Data for processing:
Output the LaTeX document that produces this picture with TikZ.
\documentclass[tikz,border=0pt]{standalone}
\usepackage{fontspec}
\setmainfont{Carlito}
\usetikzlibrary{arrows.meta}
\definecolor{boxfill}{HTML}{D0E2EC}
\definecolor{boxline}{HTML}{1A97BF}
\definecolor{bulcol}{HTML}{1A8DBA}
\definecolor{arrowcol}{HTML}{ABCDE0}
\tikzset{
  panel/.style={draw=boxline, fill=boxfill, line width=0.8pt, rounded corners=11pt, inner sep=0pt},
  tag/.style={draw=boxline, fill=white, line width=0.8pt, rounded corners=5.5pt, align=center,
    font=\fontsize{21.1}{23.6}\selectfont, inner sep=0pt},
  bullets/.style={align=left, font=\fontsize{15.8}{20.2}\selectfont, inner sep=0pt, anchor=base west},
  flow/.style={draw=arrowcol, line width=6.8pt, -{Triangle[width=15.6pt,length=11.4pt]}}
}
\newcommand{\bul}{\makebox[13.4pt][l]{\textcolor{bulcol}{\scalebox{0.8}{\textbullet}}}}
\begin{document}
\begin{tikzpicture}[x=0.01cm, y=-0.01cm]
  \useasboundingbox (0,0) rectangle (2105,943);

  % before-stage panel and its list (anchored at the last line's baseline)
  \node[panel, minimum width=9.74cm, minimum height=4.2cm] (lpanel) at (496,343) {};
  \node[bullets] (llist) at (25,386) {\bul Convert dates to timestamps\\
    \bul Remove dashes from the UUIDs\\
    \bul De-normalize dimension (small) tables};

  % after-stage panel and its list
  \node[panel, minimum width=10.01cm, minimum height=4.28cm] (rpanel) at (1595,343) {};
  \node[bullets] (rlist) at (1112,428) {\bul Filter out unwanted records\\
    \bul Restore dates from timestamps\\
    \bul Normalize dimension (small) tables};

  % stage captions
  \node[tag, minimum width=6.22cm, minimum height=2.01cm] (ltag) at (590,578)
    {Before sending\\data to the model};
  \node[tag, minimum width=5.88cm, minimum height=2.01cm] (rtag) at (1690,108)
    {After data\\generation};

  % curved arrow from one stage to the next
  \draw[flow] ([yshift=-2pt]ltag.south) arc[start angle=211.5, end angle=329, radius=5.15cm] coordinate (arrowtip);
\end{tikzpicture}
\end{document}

--

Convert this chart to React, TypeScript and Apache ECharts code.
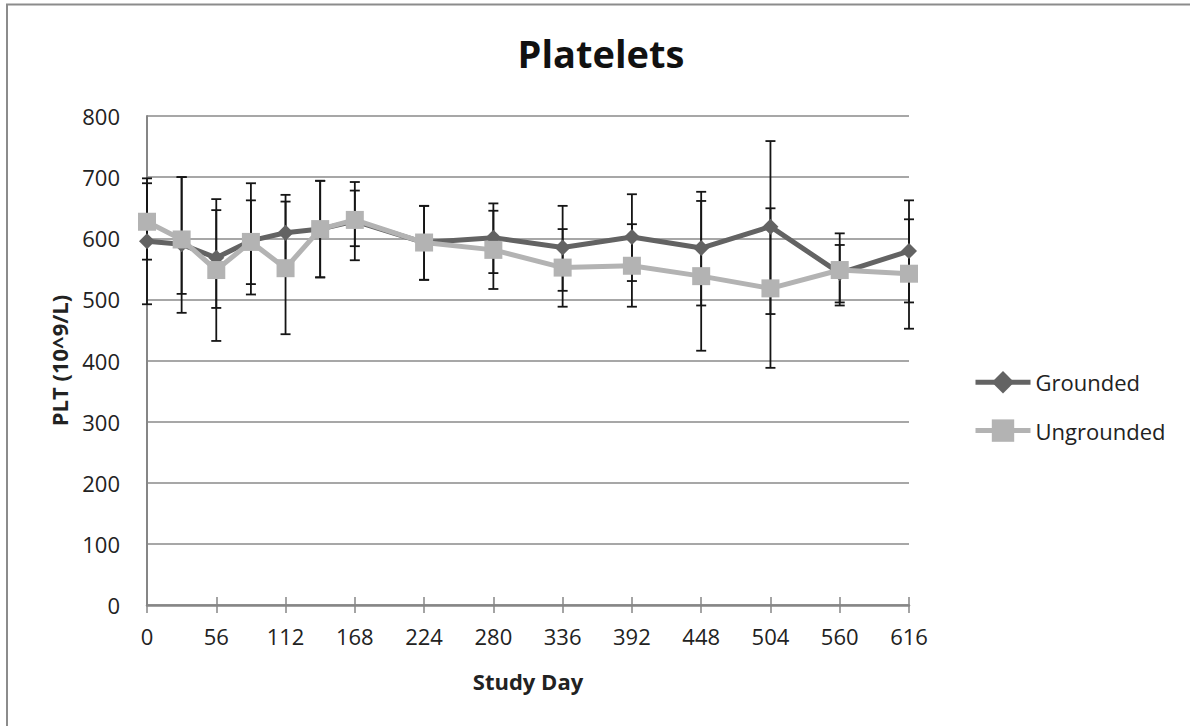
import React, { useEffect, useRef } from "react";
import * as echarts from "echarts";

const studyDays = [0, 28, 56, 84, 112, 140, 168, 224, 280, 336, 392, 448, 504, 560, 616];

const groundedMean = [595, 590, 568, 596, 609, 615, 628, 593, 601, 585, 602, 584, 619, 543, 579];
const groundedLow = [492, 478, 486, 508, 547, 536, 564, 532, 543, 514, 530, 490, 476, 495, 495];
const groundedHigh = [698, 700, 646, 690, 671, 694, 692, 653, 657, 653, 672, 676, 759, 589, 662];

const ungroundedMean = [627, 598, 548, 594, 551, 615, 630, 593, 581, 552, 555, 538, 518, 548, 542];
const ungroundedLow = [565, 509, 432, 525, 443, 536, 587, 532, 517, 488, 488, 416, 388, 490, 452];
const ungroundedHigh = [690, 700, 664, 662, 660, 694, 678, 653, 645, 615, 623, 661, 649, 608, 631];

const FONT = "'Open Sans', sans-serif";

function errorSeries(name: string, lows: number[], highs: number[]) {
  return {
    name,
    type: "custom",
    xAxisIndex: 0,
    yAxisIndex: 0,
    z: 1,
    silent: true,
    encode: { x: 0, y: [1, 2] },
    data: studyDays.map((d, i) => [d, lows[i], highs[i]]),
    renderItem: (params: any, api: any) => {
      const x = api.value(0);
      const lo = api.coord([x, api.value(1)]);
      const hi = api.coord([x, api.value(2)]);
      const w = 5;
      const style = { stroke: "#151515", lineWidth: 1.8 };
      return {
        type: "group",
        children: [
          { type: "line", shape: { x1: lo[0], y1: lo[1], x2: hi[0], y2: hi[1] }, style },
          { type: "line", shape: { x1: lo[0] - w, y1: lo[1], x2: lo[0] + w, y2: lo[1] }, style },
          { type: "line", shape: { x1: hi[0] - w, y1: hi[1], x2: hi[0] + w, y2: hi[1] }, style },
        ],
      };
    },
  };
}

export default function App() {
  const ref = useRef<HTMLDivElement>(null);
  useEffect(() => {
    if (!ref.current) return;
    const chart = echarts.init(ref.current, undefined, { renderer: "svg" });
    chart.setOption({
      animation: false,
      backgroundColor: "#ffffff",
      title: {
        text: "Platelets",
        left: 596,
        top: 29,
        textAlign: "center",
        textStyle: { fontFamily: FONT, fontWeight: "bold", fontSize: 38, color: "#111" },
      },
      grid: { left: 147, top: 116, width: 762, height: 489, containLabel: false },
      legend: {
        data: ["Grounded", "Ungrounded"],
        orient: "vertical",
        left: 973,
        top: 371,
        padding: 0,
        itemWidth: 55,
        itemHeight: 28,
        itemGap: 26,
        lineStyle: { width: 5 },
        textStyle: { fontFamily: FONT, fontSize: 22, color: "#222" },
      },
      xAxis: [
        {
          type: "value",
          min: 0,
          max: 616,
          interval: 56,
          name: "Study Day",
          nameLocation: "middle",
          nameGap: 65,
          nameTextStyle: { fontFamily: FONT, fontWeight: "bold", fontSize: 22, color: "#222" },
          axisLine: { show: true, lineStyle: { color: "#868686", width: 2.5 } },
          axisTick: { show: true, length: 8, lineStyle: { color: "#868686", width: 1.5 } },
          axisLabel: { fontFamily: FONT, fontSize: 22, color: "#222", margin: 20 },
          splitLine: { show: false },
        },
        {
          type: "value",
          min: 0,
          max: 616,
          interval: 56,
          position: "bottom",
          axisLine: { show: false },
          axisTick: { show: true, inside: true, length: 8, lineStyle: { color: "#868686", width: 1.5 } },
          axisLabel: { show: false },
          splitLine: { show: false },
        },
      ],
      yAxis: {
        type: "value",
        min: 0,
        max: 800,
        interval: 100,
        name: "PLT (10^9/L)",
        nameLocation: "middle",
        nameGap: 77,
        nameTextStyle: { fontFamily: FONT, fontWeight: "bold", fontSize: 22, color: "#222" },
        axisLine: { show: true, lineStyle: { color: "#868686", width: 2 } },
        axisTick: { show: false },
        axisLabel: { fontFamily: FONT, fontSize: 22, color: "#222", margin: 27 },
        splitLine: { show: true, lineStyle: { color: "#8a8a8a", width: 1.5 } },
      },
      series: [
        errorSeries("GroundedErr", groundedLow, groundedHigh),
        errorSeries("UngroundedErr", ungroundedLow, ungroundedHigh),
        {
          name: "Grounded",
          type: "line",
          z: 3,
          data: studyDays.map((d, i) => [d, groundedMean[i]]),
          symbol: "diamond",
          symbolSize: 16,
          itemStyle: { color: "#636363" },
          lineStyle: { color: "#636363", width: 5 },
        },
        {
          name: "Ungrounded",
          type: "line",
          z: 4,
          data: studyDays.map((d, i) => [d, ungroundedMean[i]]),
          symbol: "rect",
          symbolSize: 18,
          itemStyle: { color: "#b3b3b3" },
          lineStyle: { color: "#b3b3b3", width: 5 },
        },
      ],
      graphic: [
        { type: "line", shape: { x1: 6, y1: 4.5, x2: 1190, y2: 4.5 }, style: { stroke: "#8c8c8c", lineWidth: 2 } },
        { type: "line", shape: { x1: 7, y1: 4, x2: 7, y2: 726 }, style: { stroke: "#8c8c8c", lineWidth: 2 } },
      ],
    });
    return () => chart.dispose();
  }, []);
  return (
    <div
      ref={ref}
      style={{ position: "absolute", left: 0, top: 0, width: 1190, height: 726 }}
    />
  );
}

Instructions for the task: Exactly reproduce the lines from the line holding "Convert this chart" through the line holding "759, 589, 662];", and only those; pictures are to be left out.

Exercise result:
Convert this chart to React, TypeScript and Apache ECharts code.
import React, { useEffect, useRef } from "react";
import * as echarts from "echarts";

const studyDays = [0, 28, 56, 84, 112, 140, 168, 224, 280, 336, 392, 448, 504, 560, 616];

const groundedMean = [595, 590, 568, 596, 609, 615, 628, 593, 601, 585, 602, 584, 619, 543, 579];
const groundedLow = [492, 478, 486, 508, 547, 536, 564, 532, 543, 514, 530, 490, 476, 495, 495];
const groundedHigh = [698, 700, 646, 690, 671, 694, 692, 653, 657, 653, 672, 676, 759, 589, 662];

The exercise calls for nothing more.